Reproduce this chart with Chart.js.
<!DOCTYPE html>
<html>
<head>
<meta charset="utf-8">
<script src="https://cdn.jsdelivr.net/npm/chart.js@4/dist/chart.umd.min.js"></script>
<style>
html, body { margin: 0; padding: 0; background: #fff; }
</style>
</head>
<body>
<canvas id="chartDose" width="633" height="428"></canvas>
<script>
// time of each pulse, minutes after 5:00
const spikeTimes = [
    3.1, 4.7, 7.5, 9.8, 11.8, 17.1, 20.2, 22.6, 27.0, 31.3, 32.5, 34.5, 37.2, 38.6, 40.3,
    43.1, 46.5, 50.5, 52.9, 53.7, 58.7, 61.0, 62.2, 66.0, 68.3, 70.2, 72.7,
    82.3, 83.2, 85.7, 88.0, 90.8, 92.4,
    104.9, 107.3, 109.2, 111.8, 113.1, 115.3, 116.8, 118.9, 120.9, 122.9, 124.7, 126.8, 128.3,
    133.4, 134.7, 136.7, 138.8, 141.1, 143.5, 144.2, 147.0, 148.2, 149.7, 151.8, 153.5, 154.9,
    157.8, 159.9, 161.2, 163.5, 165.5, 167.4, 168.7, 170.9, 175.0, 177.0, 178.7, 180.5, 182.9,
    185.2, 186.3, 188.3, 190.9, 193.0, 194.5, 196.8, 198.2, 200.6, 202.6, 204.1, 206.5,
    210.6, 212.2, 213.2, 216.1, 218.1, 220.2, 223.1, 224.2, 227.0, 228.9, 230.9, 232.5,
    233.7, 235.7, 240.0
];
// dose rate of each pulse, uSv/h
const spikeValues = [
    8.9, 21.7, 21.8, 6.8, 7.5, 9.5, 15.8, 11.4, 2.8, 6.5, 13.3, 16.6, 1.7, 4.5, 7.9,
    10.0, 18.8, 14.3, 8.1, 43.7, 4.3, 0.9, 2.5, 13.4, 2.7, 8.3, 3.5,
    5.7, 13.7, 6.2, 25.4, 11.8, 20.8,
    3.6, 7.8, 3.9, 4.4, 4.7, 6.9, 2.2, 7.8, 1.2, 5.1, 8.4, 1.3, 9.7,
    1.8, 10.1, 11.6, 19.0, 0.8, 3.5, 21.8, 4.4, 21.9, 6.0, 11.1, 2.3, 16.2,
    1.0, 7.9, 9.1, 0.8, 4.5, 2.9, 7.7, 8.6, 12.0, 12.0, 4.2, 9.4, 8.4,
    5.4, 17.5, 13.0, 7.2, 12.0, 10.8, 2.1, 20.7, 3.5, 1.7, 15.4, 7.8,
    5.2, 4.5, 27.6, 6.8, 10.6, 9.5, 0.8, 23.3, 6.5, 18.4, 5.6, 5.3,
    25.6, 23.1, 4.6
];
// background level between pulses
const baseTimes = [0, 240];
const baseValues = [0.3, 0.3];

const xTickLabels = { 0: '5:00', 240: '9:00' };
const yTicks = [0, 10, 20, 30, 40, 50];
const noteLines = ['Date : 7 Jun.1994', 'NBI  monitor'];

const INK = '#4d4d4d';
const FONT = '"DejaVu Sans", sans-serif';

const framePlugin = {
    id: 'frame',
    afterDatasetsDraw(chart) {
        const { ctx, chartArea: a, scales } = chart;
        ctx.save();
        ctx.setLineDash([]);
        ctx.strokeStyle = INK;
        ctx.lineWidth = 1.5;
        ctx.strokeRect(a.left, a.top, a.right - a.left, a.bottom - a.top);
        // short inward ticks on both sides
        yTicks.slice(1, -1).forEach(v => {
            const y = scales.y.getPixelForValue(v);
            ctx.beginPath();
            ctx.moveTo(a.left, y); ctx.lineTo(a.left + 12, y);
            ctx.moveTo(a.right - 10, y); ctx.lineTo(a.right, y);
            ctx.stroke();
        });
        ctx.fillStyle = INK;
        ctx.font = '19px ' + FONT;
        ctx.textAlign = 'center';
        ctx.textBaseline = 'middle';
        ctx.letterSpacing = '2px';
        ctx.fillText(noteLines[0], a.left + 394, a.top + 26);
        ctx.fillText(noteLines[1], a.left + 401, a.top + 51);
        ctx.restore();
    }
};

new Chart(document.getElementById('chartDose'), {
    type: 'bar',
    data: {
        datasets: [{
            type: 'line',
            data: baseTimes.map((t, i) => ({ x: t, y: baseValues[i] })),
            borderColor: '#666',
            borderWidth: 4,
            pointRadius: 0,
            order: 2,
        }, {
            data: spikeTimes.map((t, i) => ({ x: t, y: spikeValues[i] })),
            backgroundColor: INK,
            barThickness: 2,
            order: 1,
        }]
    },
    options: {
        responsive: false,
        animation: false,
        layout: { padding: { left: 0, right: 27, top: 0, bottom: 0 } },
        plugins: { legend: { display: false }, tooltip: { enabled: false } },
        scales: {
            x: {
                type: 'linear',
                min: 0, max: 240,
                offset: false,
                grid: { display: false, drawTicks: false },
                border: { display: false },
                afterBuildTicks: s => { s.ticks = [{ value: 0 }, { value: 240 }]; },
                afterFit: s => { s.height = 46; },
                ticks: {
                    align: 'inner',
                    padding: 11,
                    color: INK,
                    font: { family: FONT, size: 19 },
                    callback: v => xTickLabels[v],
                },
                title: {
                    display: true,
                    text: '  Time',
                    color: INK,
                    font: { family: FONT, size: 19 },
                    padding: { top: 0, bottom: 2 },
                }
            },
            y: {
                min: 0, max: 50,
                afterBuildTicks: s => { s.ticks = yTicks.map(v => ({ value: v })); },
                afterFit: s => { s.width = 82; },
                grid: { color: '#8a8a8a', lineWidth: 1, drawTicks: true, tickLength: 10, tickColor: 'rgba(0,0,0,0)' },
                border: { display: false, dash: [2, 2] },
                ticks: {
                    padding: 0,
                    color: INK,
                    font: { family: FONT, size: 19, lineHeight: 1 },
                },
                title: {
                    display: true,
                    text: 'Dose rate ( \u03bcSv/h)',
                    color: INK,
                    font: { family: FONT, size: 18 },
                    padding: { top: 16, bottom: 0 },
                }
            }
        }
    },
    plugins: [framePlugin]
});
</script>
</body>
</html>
- - - - -
Goal of the exercise
Starting at the first line of the material above, reproduce each line exactly up to and including the line with "const baseValues = [0.3, 0.3];".

Output below
Reproduce this chart with Chart.js.
<!DOCTYPE html>
<html>
<head>
<meta charset="utf-8">
<script src="https://cdn.jsdelivr.net/npm/chart.js@4/dist/chart.umd.min.js"></script>
<style>
html, body { margin: 0; padding: 0; background: #fff; }
</style>
</head>
<body>
<canvas id="chartDose" width="633" height="428"></canvas>
<script>
// time of each pulse, minutes after 5:00
const spikeTimes = [
    3.1, 4.7, 7.5, 9.8, 11.8, 17.1, 20.2, 22.6, 27.0, 31.3, 32.5, 34.5, 37.2, 38.6, 40.3,
    43.1, 46.5, 50.5, 52.9, 53.7, 58.7, 61.0, 62.2, 66.0, 68.3, 70.2, 72.7,
    82.3, 83.2, 85.7, 88.0, 90.8, 92.4,
    104.9, 107.3, 109.2, 111.8, 113.1, 115.3, 116.8, 118.9, 120.9, 122.9, 124.7, 126.8, 128.3,
    133.4, 134.7, 136.7, 138.8, 141.1, 143.5, 144.2, 147.0, 148.2, 149.7, 151.8, 153.5, 154.9,
    157.8, 159.9, 161.2, 163.5, 165.5, 167.4, 168.7, 170.9, 175.0, 177.0, 178.7, 180.5, 182.9,
    185.2, 186.3, 188.3, 190.9, 193.0, 194.5, 196.8, 198.2, 200.6, 202.6, 204.1, 206.5,
    210.6, 212.2, 213.2, 216.1, 218.1, 220.2, 223.1, 224.2, 227.0, 228.9, 230.9, 232.5,
    233.7, 235.7, 240.0
];
// dose rate of each pulse, uSv/h
const spikeValues = [
    8.9, 21.7, 21.8, 6.8, 7.5, 9.5, 15.8, 11.4, 2.8, 6.5, 13.3, 16.6, 1.7, 4.5, 7.9,
    10.0, 18.8, 14.3, 8.1, 43.7, 4.3, 0.9, 2.5, 13.4, 2.7, 8.3, 3.5,
    5.7, 13.7, 6.2, 25.4, 11.8, 20.8,
    3.6, 7.8, 3.9, 4.4, 4.7, 6.9, 2.2, 7.8, 1.2, 5.1, 8.4, 1.3, 9.7,
    1.8, 10.1, 11.6, 19.0, 0.8, 3.5, 21.8, 4.4, 21.9, 6.0, 11.1, 2.3, 16.2,
    1.0, 7.9, 9.1, 0.8, 4.5, 2.9, 7.7, 8.6, 12.0, 12.0, 4.2, 9.4, 8.4,
    5.4, 17.5, 13.0, 7.2, 12.0, 10.8, 2.1, 20.7, 3.5, 1.7, 15.4, 7.8,
    5.2, 4.5, 27.6, 6.8, 10.6, 9.5, 0.8, 23.3, 6.5, 18.4, 5.6, 5.3,
    25.6, 23.1, 4.6
];
// background level between pulses
const baseTimes = [0, 240];
const baseValues = [0.3, 0.3];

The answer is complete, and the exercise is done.